We’re about to lose History Day in New Mexico, a competition for students. New Mexico would become the only state without a student History Day.
On April 29 more than 250 students from schools across the state competed in the statewide contest; another 3,000 participated in local and regional contests.
Last year, two of our students won first and second place awards in national competition.
Additional fallout: NMHC just cancelled 75 Chautauqua programs already scheduled in communities around the state.
This is a kind of history on the hoof – people who speak or perform mostly in places without many cultural resources. (Disclosure: I participate in this program.)
Here’s the big one: We’re approaching the centennial of New Mexico statehood with no funding.
The governor also zeroed out funding earmarked for centennial activities through the Department of Cultural Affairs.
Can’t we celebrate the centennial without state funding? What about other sources?
Certainly, there are things we can do, but state or local governments usually seed these events, and organizers can then use this funding to leverage other monies.

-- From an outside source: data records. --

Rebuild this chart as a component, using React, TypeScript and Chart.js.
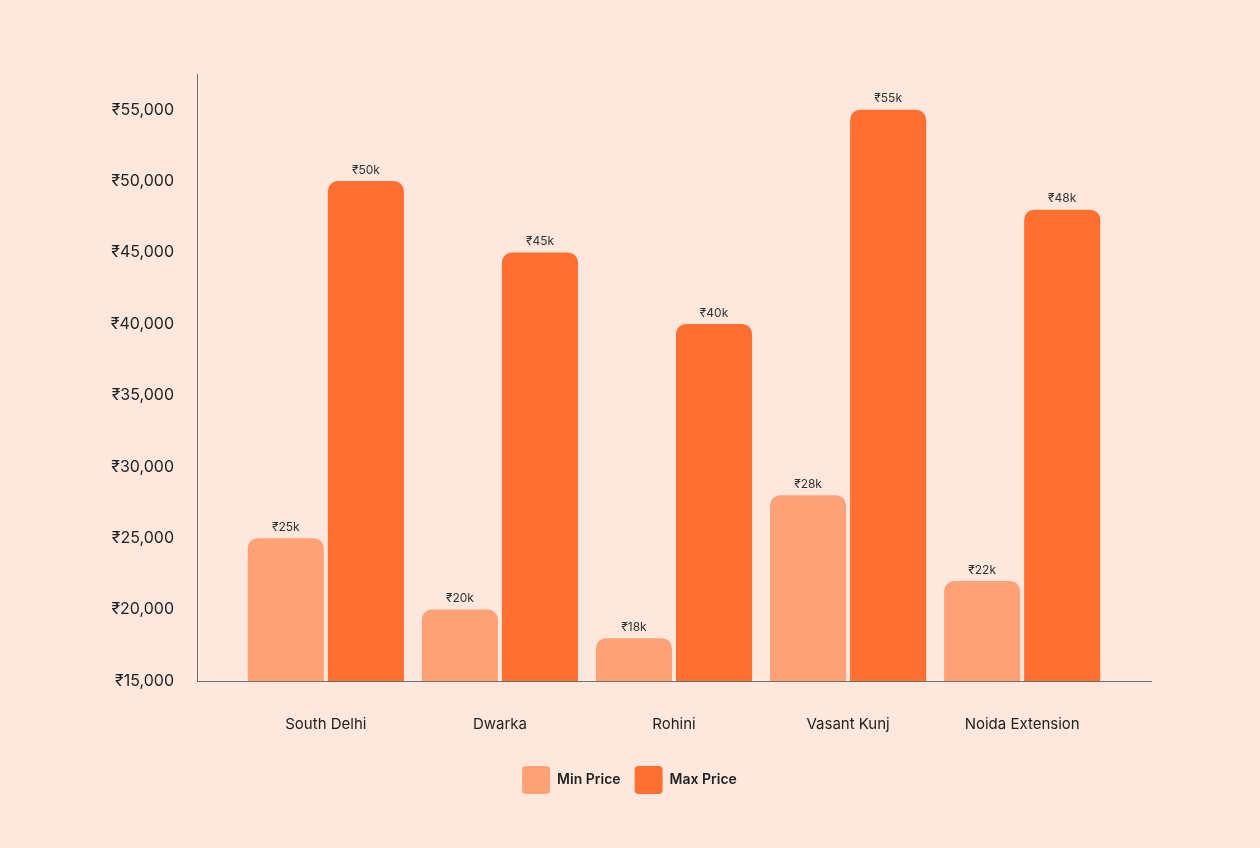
import { useEffect, useRef } from 'react';
import { Chart, registerables } from 'chart.js';

Chart.register(...registerables);

const areas = ['South Delhi', 'Dwarka', 'Rohini', 'Vasant Kunj', 'Noida Extension'];
const minPrice = [25000, 20000, 18000, 28000, 22000];
const maxPrice = [50000, 45000, 40000, 55000, 48000];
const yTicks = [15000, 20000, 25000, 30000, 35000, 40000, 45000, 50000, 55000];

const FONT = "Inter, 'Noto Sans', sans-serif";
const BG = '#FEE7DC';

const valueLabels = {
  id: 'valueLabels',
  afterDatasetsDraw(chart: Chart) {
    const { ctx } = chart;
    ctx.save();
    ctx.font = `12px ${FONT}`;
    ctx.fillStyle = '#333333';
    ctx.textAlign = 'center';
    ctx.textBaseline = 'bottom';
    chart.data.datasets.forEach((ds, di) => {
      const meta = chart.getDatasetMeta(di);
      meta.data.forEach((bar: any, i) => {
        const v = (ds.data[i] as any).y as number;
        ctx.fillText(`₹${Math.round(v / 1000)}k`, bar.x, bar.y - 5);
      });
    });
    ctx.restore();
  },
};

// the legend sits a little right of the canvas centre in the original
const legendShift = {
  id: 'legendShift',
  afterLayout(chart: any) {
    if (!chart.legend) return;
    chart.legend.left += 54;
    chart.legend.right += 54;
  },
};

export default function App() {
  const canvasRef = useRef<HTMLCanvasElement>(null);

  useEffect(() => {
    document.body.style.margin = '0';
    if (!canvasRef.current) return;

    const chart = new Chart(canvasRef.current, {
      type: 'bar',
      data: {
        datasets: [
          {
            label: 'Min Price',
            data: minPrice.map((y, i) => ({ x: i, y })),
            backgroundColor: '#FFA176',
            borderRadius: 10,
            categoryPercentage: 0.92,
            barPercentage: 0.95,
          },
          {
            label: 'Max Price',
            data: maxPrice.map((y, i) => ({ x: i, y })),
            backgroundColor: '#FF6F32',
            borderRadius: 10,
            categoryPercentage: 0.92,
            barPercentage: 0.95,
          },
        ],
      },
      options: {
        animation: false,
        responsive: false,
        layout: { padding: { top: 74, right: 109, bottom: 44, left: 0 } },
        plugins: {
          legend: {
            position: 'bottom',
            labels: {
              boxWidth: 28,
              boxHeight: 28,
              useBorderRadius: true,
              borderRadius: 4,
              padding: 14,
              color: '#222222',
              font: { family: FONT, size: 14, weight: 600 },
            },
          },
          tooltip: { enabled: false },
        },
        scales: {
          x: {
            type: 'linear',
            offset: false,
            min: -0.74,
            max: 4.74,
            grid: { display: false, drawTicks: false },
            border: { color: '#6E6E6E', width: 1 },
            afterBuildTicks: (scale: any) => {
              scale.ticks = areas.map((_, i) => ({ value: i }));
            },
            afterFit: (scale: any) => {
              scale.height = 71;
            },
            ticks: {
              padding: 34,
              color: '#222222',
              font: { family: FONT, size: 15 },
              callback: (v: any) => areas[v as number] ?? '',
            },
          },
          y: {
            min: 15000,
            max: 57500,
            grid: { display: false, drawTicks: false },
            border: { color: '#6E6E6E', width: 1 },
            afterBuildTicks: (scale: any) => {
              scale.ticks = yTicks.map((value) => ({ value }));
            },
            afterFit: (scale: any) => {
              scale.width = 197;
            },
            ticks: {
              padding: 23,
              color: '#222222',
              font: { family: FONT, size: 16 },
              callback: (v: any) => `₹${Number(v).toLocaleString('en-US')}`,
            },
          },
        },
      },
      plugins: [valueLabels, legendShift],
    });

    return () => chart.destroy();
  }, []);

  return (
    <div style={{ width: 1260, height: 848, background: BG }}>
      <canvas ref={canvasRef} width={1260} height={848} />
    </div>
  );
}
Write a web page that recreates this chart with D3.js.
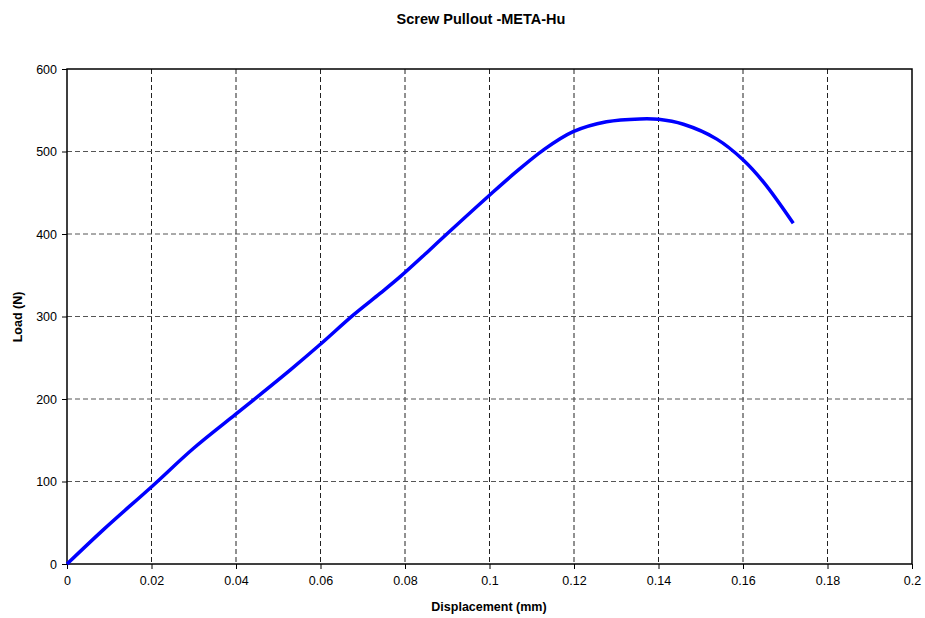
<!DOCTYPE html>
<html><head><meta charset="utf-8">
<script src="https://cdn.jsdelivr.net/npm/d3@7"></script>
<style>body{margin:0;background:#fff;font-family:"Liberation Sans",Arial,sans-serif;}</style>
</head><body><svg id="c" width="925" height="618"></svg>
<script>
const displacement = [0,0.0087,0.0201,0.0299,0.0398,0.0449,0.0528,0.0599,0.0678,0.0741,0.0788,0.0859,0.0899,0.1000,0.1060,0.1128,0.1198,0.1277,0.1356,0.1400,0.1459,0.1538,0.1600,0.1650,0.1719];
const load = [0,42,94,140,181,202,235,266,302,328,348,381,400,447,474,502,524,536,539.5,539,533,515,490,462,413];
const xTicks = [0,0.02,0.04,0.06,0.08,0.1,0.12,0.14,0.16,0.18,0.2];
const yTicks = [0,100,200,300,400,500,600];

const svg = d3.select("#c");
const L=67,R=912,T=69,B=564;
const x = d3.scaleLinear().domain([0,0.2]).range([L,R]);
const y = d3.scaleLinear().domain([0,600]).range([B,T]);

svg.append("g").selectAll("line").data(xTicks.slice(1,-1)).join("line")
  .attr("x1",d=>x(d)).attr("x2",d=>x(d)).attr("y1",T).attr("y2",B)
  .attr("stroke","#222").attr("stroke-dasharray","5,3").attr("stroke-width",1);
svg.append("g").selectAll("line").data(yTicks.slice(1,-1)).join("line")
  .attr("y1",d=>y(d)).attr("y2",d=>y(d)).attr("x1",L).attr("x2",R)
  .attr("stroke","#555").attr("stroke-dasharray","5,3").attr("stroke-width",1);

svg.append("rect").attr("x",L).attr("y",T).attr("width",R-L).attr("height",B-T)
  .attr("fill","none").attr("stroke","#000").attr("stroke-width",1.5);

const xa = svg.append("g").attr("transform",`translate(0,${B})`)
  .call(d3.axisBottom(x).tickValues(xTicks).tickFormat(d=>String(d)).tickSize(5).tickPadding(7));
const ya = svg.append("g").attr("transform",`translate(${L},0)`)
  .call(d3.axisLeft(y).tickValues(yTicks).tickSize(5).tickPadding(5));
[xa,ya].forEach(a=>{
  a.select(".domain").remove();
  a.selectAll(".tick line").attr("stroke","#000").attr("stroke-width",1);
  a.selectAll("text").attr("font-family","Liberation Sans, Arial, sans-serif").attr("font-size",12.5).attr("fill","#000");
});

const data = displacement.map((d,i)=>[d,load[i]]);
svg.append("path").datum(data)
  .attr("d",d3.line().x(d=>x(d[0])).y(d=>y(d[1])).curve(d3.curveCatmullRom.alpha(0.5)))
  .attr("fill","none").attr("stroke","#0000ff").attr("stroke-width",3.5).attr("stroke-linejoin","round");

svg.append("text").attr("x",481).attr("y",24).attr("text-anchor","middle")
  .attr("font-weight","bold").attr("font-size",14.5).text("Screw Pullout -META-Hu");
svg.append("text").attr("x",489).attr("y",611).attr("text-anchor","middle")
  .attr("font-weight","bold").attr("font-size",12.5).text("Displacement (mm)");
svg.append("text").attr("transform","translate(22,317) rotate(-90)").attr("text-anchor","middle")
  .attr("font-weight","bold").attr("font-size",12.5).text("Load (N)");
</script></body></html>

The council raises money on its own, but this year the well is dry.
On a happier note, the conference took us to Fort Stanton for a half day.
You may recall that this historic post, carved from the Mescalero Apache homeland in 1855, has survived a variety of uses.
In recent years its defenders have worked tirelessly to preserve this grand old outpost. It became a state monument in 2007.
Since then ambitious plans have moved forward, with a number of government agencies stepping forward to preserve a piece of Fort Stanton – the latest proposal for one building being a retreat for returning combat veterans.
In 2008, I wrote of Fort Stanton: “Historic preservation may seem esoteric when we have so many pressing needs, but our historic places define us as communities, as New Mexicans.
They need money, but first, somebody has to care. Many people in Lincoln County care.”
Our meeting also took in the Hubbard Museum of the American West, an excellent facility whose future is up in the air.
In March the governor killed an agreement her predecessor made to take over the museum.
The Hubbards would donate collections valued at $10 million, and the state would front some $200,000 a year to help Ruidoso Downs.
Jose Cisneros, former director of state monuments, has argued that $200,000 is “ridiculously low for a museum of this caliber.”
He pointed out that the primary function of a museum is to educate. “They also engage people with their history and culture.”
I would add that understanding our past helps us define our future. We still have lessons to learn.
These piddling cuts have consequences that stunt us as New Mexicans.